(Records from a data source)
*****

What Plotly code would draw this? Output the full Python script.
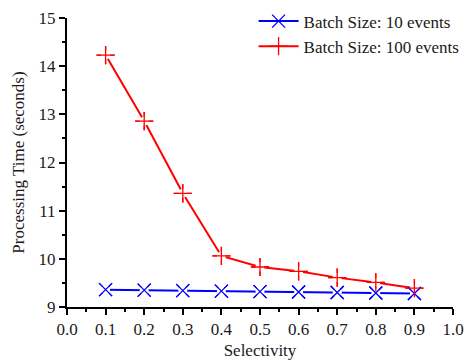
import plotly.graph_objects as go

selectivity = [0.1, 0.2, 0.3, 0.4, 0.5, 0.6, 0.7, 0.8, 0.9]
batch10 = [9.36, 9.35, 9.34, 9.33, 9.32, 9.31, 9.30, 9.29, 9.28]
batch100 = [14.23, 12.86, 11.36, 10.06, 9.83, 9.74, 9.61, 9.51, 9.39]
series_names = ["Batch Size: 10 events", "Batch Size: 100 events"]
x_ticks = [0.0, 0.1, 0.2, 0.3, 0.4, 0.5, 0.6, 0.7, 0.8, 0.9, 1.0]
y_ticks = [9, 10, 11, 12, 13, 14, 15]

FONT = "Liberation Serif, Times New Roman, serif"
TXT = "#1a1a1a"
fig = go.Figure()

specs = [
    (batch10, series_names[0], "#0000FF", "x-thin-open"),
    (batch100, series_names[1], "#FF0000", "cross-thin-open"),
]
for vals, name, color, sym in specs:
    fig.add_trace(go.Scatter(x=selectivity, y=vals, name=name, mode="lines+markers",
                             line=dict(color=color, width=2),
                             marker=dict(symbol=sym, size=13, color=color, line=dict(color=color, width=1.3))))
for vals, name, color, sym in specs:
    fig.add_trace(go.Scatter(x=selectivity, y=vals, mode="markers", showlegend=False, hoverinfo="skip",
                             marker=dict(symbol="circle", size=9, color="white", line=dict(width=0))))
for vals, name, color, sym in specs:
    fig.add_trace(go.Scatter(x=selectivity, y=vals, mode="markers", showlegend=False,
                             marker=dict(symbol=sym, size=13, color=color, line=dict(color=color, width=1.3))))

axis_common = dict(showline=True, linecolor="black", linewidth=2, ticks="outside", ticklen=6,
                   tickwidth=1.5, tickcolor="black", showgrid=False, zeroline=False,
                   tickfont=dict(family=FONT, size=17, color=TXT), mirror=False, automargin=False)
fig.update_xaxes(range=[0, 1], tickvals=x_ticks, ticktext=[f"{v:.1f}" for v in x_ticks], tickangle=0,
                 minor=dict(dtick=0.05, ticks="outside", ticklen=3, tickwidth=1.5, tickcolor="black"),
                 title=dict(text="Selectivity", font=dict(family=FONT, size=17, color=TXT), standoff=6),
                 **axis_common)
fig.update_yaxes(range=[9, 15], tickvals=y_ticks,
                 minor=dict(dtick=0.5, ticks="outside", ticklen=3, tickwidth=1.5, tickcolor="black"),
                 title=dict(text="Processing Time (seconds)", font=dict(family=FONT, size=17, color=TXT), standoff=10),
                 **axis_common)
fig.update_layout(
    width=466, height=360,
    margin=dict(l=67, r=13, t=18, b=53, autoexpand=False),
    plot_bgcolor="white", paper_bgcolor="white",
    legend=dict(x=1.03, xanchor="right", y=1.05, yanchor="top",
                bgcolor="rgba(0,0,0,0)", font=dict(family=FONT, size=17, color=TXT),
                tracegroupgap=0, itemwidth=40),
)
fig.write_html("out.html", config={"displayModeBar": False},
               post_script="document.body.style.margin='0';document.body.style.overflow='hidden';")
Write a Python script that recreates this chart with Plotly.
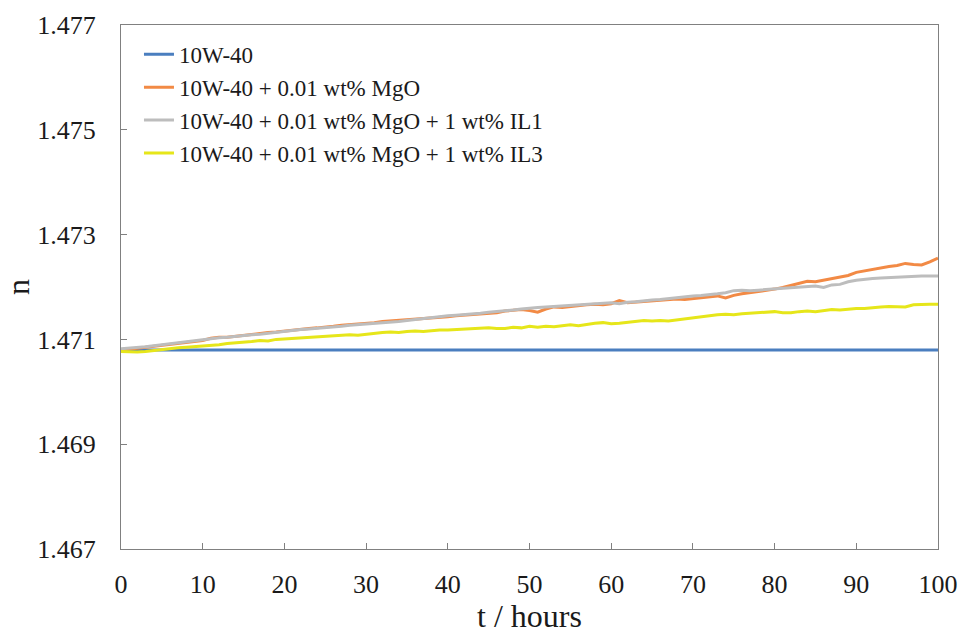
import plotly.graph_objects as go

t_hours = list(range(0, 101))

n_mgo_il1 = [
    1.47082, 1.47083, 1.47084, 1.47086, 1.47088, 1.47090, 1.47091, 1.47094, 1.47095, 1.47097, 1.47099,
    1.47101, 1.47103, 1.47104, 1.47106, 1.47107, 1.47109, 1.47110, 1.47112, 1.47114, 1.47116,
    1.47117, 1.47119, 1.47120, 1.47121, 1.47123, 1.47124, 1.47125, 1.47127, 1.47128, 1.47129,
    1.47130, 1.47132, 1.47133, 1.47134, 1.47136, 1.47138, 1.47139, 1.47141, 1.47143, 1.47145,
    1.47146, 1.47147, 1.47148, 1.47150, 1.47152, 1.47153, 1.47155, 1.47156, 1.47158, 1.47160,
    1.47161, 1.47162, 1.47163, 1.47164, 1.47165, 1.47166, 1.47167, 1.47168, 1.47169, 1.47170,
    1.47168, 1.47171, 1.47172, 1.47174, 1.47175, 1.47176, 1.47178, 1.47180, 1.47181, 1.47183,
    1.47184, 1.47185, 1.47187, 1.47189, 1.47193, 1.47194, 1.47193, 1.47194, 1.47195, 1.47196,
    1.47198, 1.47199, 1.47200, 1.47201, 1.47202, 1.47199, 1.47204, 1.47205, 1.47210, 1.47213,
    1.47215, 1.47216, 1.47217, 1.47218, 1.47219, 1.47220, 1.47220, 1.47221, 1.47221, 1.47221,
]

n_mgo = [
    1.47080, 1.47081, 1.47083, 1.47085, 1.47087, 1.47089, 1.47091, 1.47093, 1.47094, 1.47097, 1.47098,
    1.47102, 1.47104, 1.47104, 1.47106, 1.47108, 1.47109, 1.47111, 1.47113, 1.47114, 1.47116,
    1.47118, 1.47119, 1.47121, 1.47122, 1.47123, 1.47125, 1.47127, 1.47128, 1.47130, 1.47131,
    1.47132, 1.47134, 1.47135, 1.47136, 1.47137, 1.47139, 1.47139, 1.47140, 1.47142, 1.47143,
    1.47145, 1.47146, 1.47147, 1.47149, 1.47150, 1.47151, 1.47154, 1.47156, 1.47157, 1.47155,
    1.47152, 1.47158, 1.47162, 1.47161, 1.47163, 1.47165, 1.47166, 1.47167, 1.47166, 1.47168,
    1.47174, 1.47170, 1.47171, 1.47172, 1.47173, 1.47174, 1.47176, 1.47177, 1.47176, 1.47178,
    1.47180, 1.47181, 1.47183, 1.47179, 1.47184, 1.47187, 1.47189, 1.47192, 1.47194, 1.47196,
    1.47199, 1.47203, 1.47207, 1.47211, 1.47210, 1.47213, 1.47215, 1.47218, 1.47222, 1.47228,
    1.47231, 1.47233, 1.47236, 1.47239, 1.47241, 1.47245, 1.47243, 1.47242, 1.47248, 1.47255,
]

n_mgo_il3 = [
    1.47077, 1.47076, 1.47076, 1.47077, 1.47079, 1.47081, 1.47082, 1.47084, 1.47085, 1.47086, 1.47087,
    1.47089, 1.47090, 1.47092, 1.47093, 1.47094, 1.47096, 1.47098, 1.47097, 1.47100, 1.47101,
    1.47102, 1.47103, 1.47105, 1.47106, 1.47107, 1.47107, 1.47108, 1.47109, 1.47108, 1.47110,
    1.47112, 1.47113, 1.47114, 1.47113, 1.47115, 1.47116, 1.47115, 1.47117, 1.47118, 1.47118,
    1.47119, 1.47119, 1.47121, 1.47122, 1.47122, 1.47121, 1.47121, 1.47123, 1.47122, 1.47125,
    1.47123, 1.47125, 1.47124, 1.47126, 1.47128, 1.47126, 1.47129, 1.47131, 1.47132, 1.47130,
    1.47131, 1.47133, 1.47135, 1.47136, 1.47135, 1.47136, 1.47135, 1.47137, 1.47139, 1.47141,
    1.47143, 1.47146, 1.47147, 1.47148, 1.47147, 1.47149, 1.47150, 1.47151, 1.47152, 1.47153,
    1.47151, 1.47151, 1.47153, 1.47154, 1.47153, 1.47155, 1.47157, 1.47156, 1.47158, 1.47159,
    1.47159, 1.47161, 1.47162, 1.47163, 1.47163, 1.47162, 1.47166, 1.47167, 1.47167, 1.47167,
]

n_base = [1.47080] * len(t_hours)

series_names = [
    "10W-40",
    "10W-40 + 0.01 wt% MgO",
    "10W-40 + 0.01 wt% MgO + 1 wt% IL1",
    "10W-40 + 0.01 wt% MgO + 1 wt% IL3",
]
series_values = [n_base, n_mgo, n_mgo_il1, n_mgo_il3]
series_colors = ["#4a7ebf", "#f28a45", "#bdbdbd", "#e6e61a"]

y_ticks = [1.467, 1.469, 1.471, 1.473, 1.475, 1.477]
x_ticks = list(range(0, 101, 10))

FONT = "Liberation Serif"
TXT = "#1a1a1a"

fig = go.Figure()
for name, vals, col in zip(series_names, series_values, series_colors):
    fig.add_trace(go.Scatter(x=t_hours, y=vals, mode="lines", name=name,
                             line=dict(color=col, width=3)))

axis_common = dict(showline=True, linecolor="#808080", linewidth=1, mirror=True,
                   ticks="inside", ticklen=6, tickcolor="#808080", showgrid=False,
                   zeroline=False, automargin=False,
                   tickfont=dict(family=FONT, size=26, color=TXT))

fig.update_layout(
    width=962, height=634,
    margin=dict(l=121, r=24, t=25, b=85),
    paper_bgcolor="white", plot_bgcolor="white",
    font=dict(family=FONT, color=TXT),
    xaxis=dict(range=[0, 100], tickvals=x_ticks, ticktext=[str(v) for v in x_ticks],
               ticklabelstandoff=12,
               title=dict(text="t / hours", font=dict(family=FONT, size=32, color=TXT), standoff=8),
               **axis_common),
    yaxis=dict(range=[1.467, 1.477], tickvals=y_ticks, ticktext=[f"{v:.3f}" for v in y_ticks],
               ticklabelstandoff=19,
               title=dict(text="n", font=dict(family=FONT, size=32, color=TXT), standoff=30),
               **axis_common),
    legend=dict(x=0.022, y=0.985, xanchor="left", yanchor="top",
                bgcolor="rgba(0,0,0,0)", font=dict(family=FONT, size=23, color=TXT),
                itemwidth=30, tracegroupgap=0),
    showlegend=True,
)

fig.write_html(
    "out.html",
    config={"displayModeBar": False},
    post_script="document.body.style.margin='0';document.body.style.overflow='hidden';",
)
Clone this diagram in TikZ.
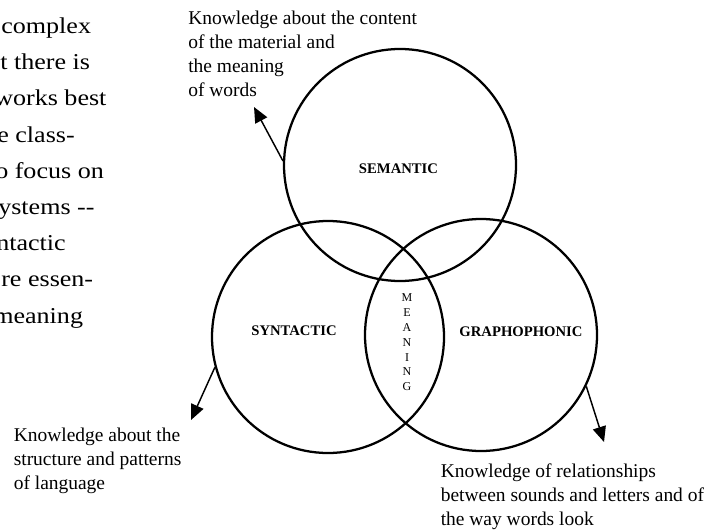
\documentclass[tikz,border=0pt]{standalone}
\usepackage{fontspec}
\setmainfont{Liberation Serif}
\newfontfamily\widefont[FakeStretch=1.15]{Liberation Serif}
\usetikzlibrary{arrows.meta}

\begin{document}
\begin{tikzpicture}[x=0.75pt,y=-0.75pt,>={Triangle[length=11.5pt,width=10pt]},
    ring/.style={circle,draw,line width=1.7pt,minimum size=174pt,inner sep=0pt},
    tag/.style={inner sep=0pt,font=\bfseries\fontsize{11}{13}\selectfont},
    note/.style={anchor=base west,align=left,inner sep=0pt,font=\fontsize{14.6}{18}\selectfont},
    body/.style={anchor=base west,inner sep=0pt,font=\widefont\fontsize{17}{20}\selectfont},
    pointer/.style={->,line width=1.1pt}]
  \useasboundingbox (0,0) rectangle (705,531);
  \clip (0,0) rectangle (705,531);
  % paragraph cut off at the left edge
  \foreach \px/\py/\txt [count=\i] in {1/33.5/complex,0/69.7/t there is,-6/105.9/works best,
      -3/142.1/e class-,-5/178.3/o focus on,-2/214.5/ystems -{}-,-4/250.7/ntactic,
      1/286.9/re essen-,-7/323.1/meaning}
    \node[body] (para\i) at (\px,\py) {\txt};
  % the three systems
  \node[ring] (sem) at (400,165) {};
  \node[ring] (syn) at (328,337) {};
  \node[ring] (gra) at (481,335) {};
  \node[tag] (semlbl) at (398.5,169) {SEMANTIC};
  \node[tag] (synlbl) at (294,331) {SYNTACTIC};
  \node[tag] (gralbl) at (521,332) {GRAPHOPHONIC};
  \node[align=center,inner sep=0pt,font=\fontsize{9}{11.1}\selectfont] (mean) at (407,342.5) {M\\E\\A\\N\\I\\N\\G};
  % notes (base = last line)
  \node[note] (semnote) at (188,97) {Knowledge about the content\\of the material and\\the meaning\\of words};
  \node[note] (synnote) at (13.5,489) {Knowledge about the\\structure and patterns\\of language};
  \node[note] (granote) at (440.5,525) {Knowledge of relationships\\between sounds and letters and of\\the way words look};
  \coordinate (semtip) at (254,107);
  \coordinate (syntip) at (191,420);
  \coordinate (gratip) at (604,442);
  \draw[pointer] (sem.178) -- (semtip);
  \draw[pointer] (syn.195) -- (syntip);
  \draw[pointer] (gra.-26) -- (gratip);
\end{tikzpicture}
\end{document}
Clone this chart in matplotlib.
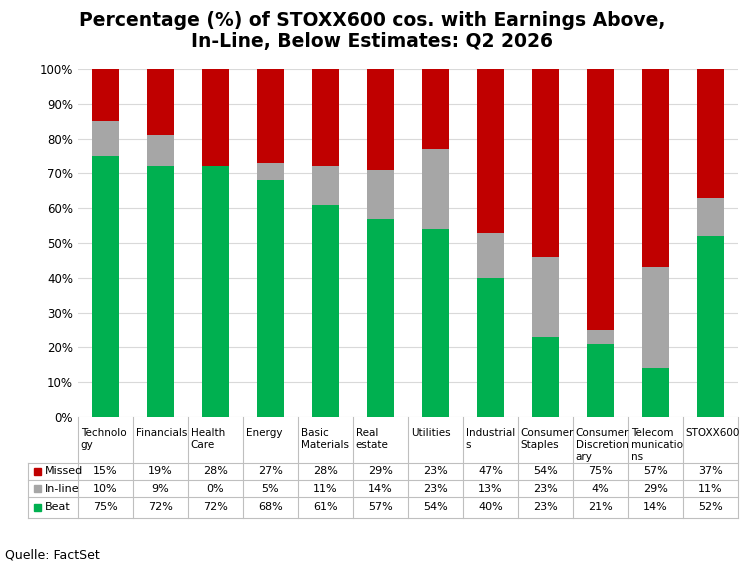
import matplotlib
matplotlib.use("Agg")
import matplotlib.pyplot as plt
from matplotlib.transforms import blended_transform_factory
from matplotlib.patches import Rectangle
import numpy as np

categories = ["Technolo\ngy", "Financials", "Health\nCare", "Energy", "Basic\nMaterials",
              "Real\nestate", "Utilities", "Industrial\ns", "Consumer\nStaples",
              "Consumer\nDiscretion\nary", "Telecom\nmunicatio\nns", "STOXX600"]
beat = [75, 72, 72, 68, 61, 57, 54, 40, 23, 21, 14, 52]
inline = [10, 9, 0, 5, 11, 14, 23, 13, 23, 4, 29, 11]
missed = [15, 19, 28, 27, 28, 29, 23, 47, 54, 75, 57, 37]

c_beat, c_in, c_miss = "#00b050", "#a6a6a6", "#c00000"
W, H = 744, 567

fig = plt.figure(figsize=(W / 100, H / 100), dpi=100)
ax = fig.add_axes([78 / W, 1 - 417 / H, 660 / W, 348 / H])
x = np.arange(len(categories))
b = np.array(beat)
i = np.array(inline)
ax.bar(x, beat, 0.5, color=c_beat, zorder=3)
ax.bar(x, inline, 0.5, bottom=b, color=c_in, zorder=3)
ax.bar(x, missed, 0.5, bottom=b + i, color=c_miss, zorder=3)
ax.set_xlim(-0.5, len(categories) - 0.5)
ax.set_ylim(0, 100)
ax.set_yticks(range(0, 101, 10))
ax.set_yticklabels([f"{v}%" for v in range(0, 101, 10)], fontsize=8.5)
ax.set_xticks([])
ax.grid(axis="y", color="#d9d9d9", lw=0.8, zorder=0)
for s in ax.spines.values():
    s.set_visible(False)
ax.tick_params(axis="y", length=0)

fig.text(0.5, 1 - 31 / H, "Percentage (%) of STOXX600 cos. with Earnings Above,\nIn-Line, Below Estimates: Q2 2026",
         ha="center", va="center", fontsize=13.5, fontweight="bold", linespacing=1.15)

# data table below the axes
tr = blended_transform_factory(ax.transData, fig.transFigure)
lc = "#bfbfbf"
xl = -0.5 - 50 / 55
yy = lambda p: 1 - p / H
n = len(categories)
for k in range(n + 1):
    ax.plot([k - 0.5, k - 0.5], [yy(417), yy(518)], color=lc, lw=0.8, transform=tr, clip_on=False)
ax.plot([xl, xl], [yy(463), yy(518)], color=lc, lw=0.8, transform=tr, clip_on=False)
for p in [463, 480, 497, 518]:
    ax.plot([xl, n - 0.5], [yy(p), yy(p)], color=lc, lw=0.8, transform=tr, clip_on=False)
for k, c in enumerate(categories):
    ax.text(k - 0.45, yy(428), c, transform=tr, ha="left", va="top", fontsize=7.5, linespacing=1.25)
rows = [("Missed", missed, c_miss, 471.5), ("In-line", inline, c_in, 488.5), ("Beat", beat, c_beat, 507.5)]
for name, vals, col, p in rows:
    ax.add_patch(Rectangle((xl + 0.1, yy(p) - 3.5 / H), 0.13, 7 / H, color=col, transform=tr, clip_on=False))
    ax.text(xl + 0.3, yy(p), name, transform=tr, ha="left", va="center", fontsize=8)
    for k, v in enumerate(vals):
        ax.text(k, yy(p), f"{v}%", transform=tr, ha="center", va="center", fontsize=8)

fig.text(5 / W, yy(555), "Quelle: FactSet", fontsize=9, va="center")
fig.savefig("out.png", dpi=100)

*****

[Work to do]:
Filter the records above for "chart" and copy every matching line.

[Response to the task]:
Write a Python script that recreates this chart with Plotly.
Clone this chart in matplotlib.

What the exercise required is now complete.